The top country performers in January were Turkey, Brazil and Russia. After experiencing material weakness in 2018, Turkey’ strong rebound was led by a relatively calm geo‐political environment and stability in its currency. Brazil’s performance was also driven by an appreciating currency, in addition to continued optimism around economic reforms under the new leadership of Jair Bolsonaro. Russia posted a budget surplus in 2018, a first since 2011, according to a preliminary estimate by its Finance Ministry. The Russian ruble was also among the top EM currency performers in January. The weakest country during January was India as higher oil prices drove markets down. The India rupee was the weakest among major EM currencies during the month. From a sector perspective, the top EM performers were consumer discretionary, real estate, and energy. Conversely, materials, healthcare and consumer staples were relative underperformers during the month.
The fund appreciated 8.23% during January, which represents underperformance versus the benchmark (MSCI EM Index, +8.75%) of 0.45%. Historically, the fund has outperformed in flat and down markets, and participated meaningfully in strong up markets. The top country contributors were Taiwan, Thailand and Mexico. Stock selection and allocation both contributed in Taiwan, where the fund is underweight and the local market underperformed the benchmark. Stock selection was the main contributor in Thailand and Mexico, where the fund is largely in‐line with the benchmark. Detracting countries included South Korea, Brazil and Vietnam. In South Korea and Brazil, stock selection detracted while in Taiwan, the fund’s overweight allocation hurt the fund’s relative performance during the month. On a sector basis, the top contributors were the fund’s stock selection within energy and allocation in consumer staples, while both allocation and stock selection contributed within real estate. Conversely, the top detractors were the fund’s allocation and stock selection within financials, utilities and communication services.
- AES Tiete (Brazil, Utilities) – Shares of AES outperformed in January on the back of a global equity market rally led by a strong rerating in Emerging Market equities. Earlier in the month, Renova Energia SA rejected AES’ bid for the 400 MW Alto Sertao III wind power complex and 1.1 GW of wind projects which was viewed favorably by investors. We remain confident in the company’s ability to diversify its portfolio to move into higher margin wind and solar projects and reduce dependency on hydrology.
- PLA Administradora Industrial (Mexico, Real Estate) – Shares of the company outperformed on the back of strong growth prospects in the industrial real estate sector in Mexico. Market participants were encouraged that the company will not require additional equity in the short‐term. Moreover, Mexican interest rates appear to be close to peaking, which makes shares attractively priced as Terrafina offers a 10% dividend yield. Shares are trading close to record low valuations with a 26% discount to its NAV.
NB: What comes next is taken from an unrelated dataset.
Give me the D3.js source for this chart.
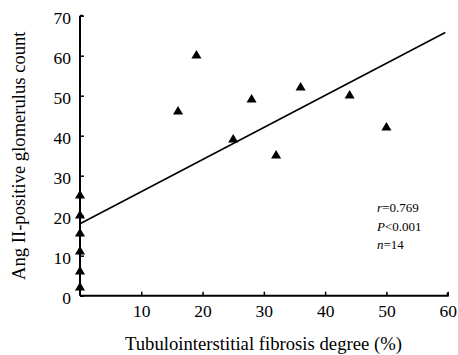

- Times China Holdings Limited (China/ HK, Real Estate) – Shares of the company outperformed during the month as a result of continuing rally in the property sector since the last quarter of 2018. The government also cut its RRR earlier in the month as part of other easing measures. This set a favorable stage for property developers given that the crackdown on shadow banking had inevitably squeezed liquidity out of the market. We remain confident that the company will continue to deliver strong sales and earnings growth.
- Power Grid Corp. (India, Utilities) – Share of the company underperformed during the month after a strong rally last month as a result of the government’s tariff announcement in line with expectations. While the regulatory overhang was removed, the stock de‐rated ahead of earnings given that investors are still concerned about capitalization relative to capex. We remain confident in the company’s pipeline of projects and believe that it will remain the market leader given its superior execution skills.
- Vale SA (Brazil, Materials) – The stock underperformed during January as a result of a serious accident at the company’s tailing dam of its Feijao mine, located in Brumadinho, Minas Gerais. This is similar to the impact from the events at Samarco, although the estimated mine waste spillage at the Feijao mine is much lower. While business impact from the disaster in terms of production losses is unlikely to be significant, the event and its aftermath could render Vale’s cash flows, dividends and share buy‐backs unpredictable. In light of this news, we are reviewing our position in Vale.
Thank you for your continued support.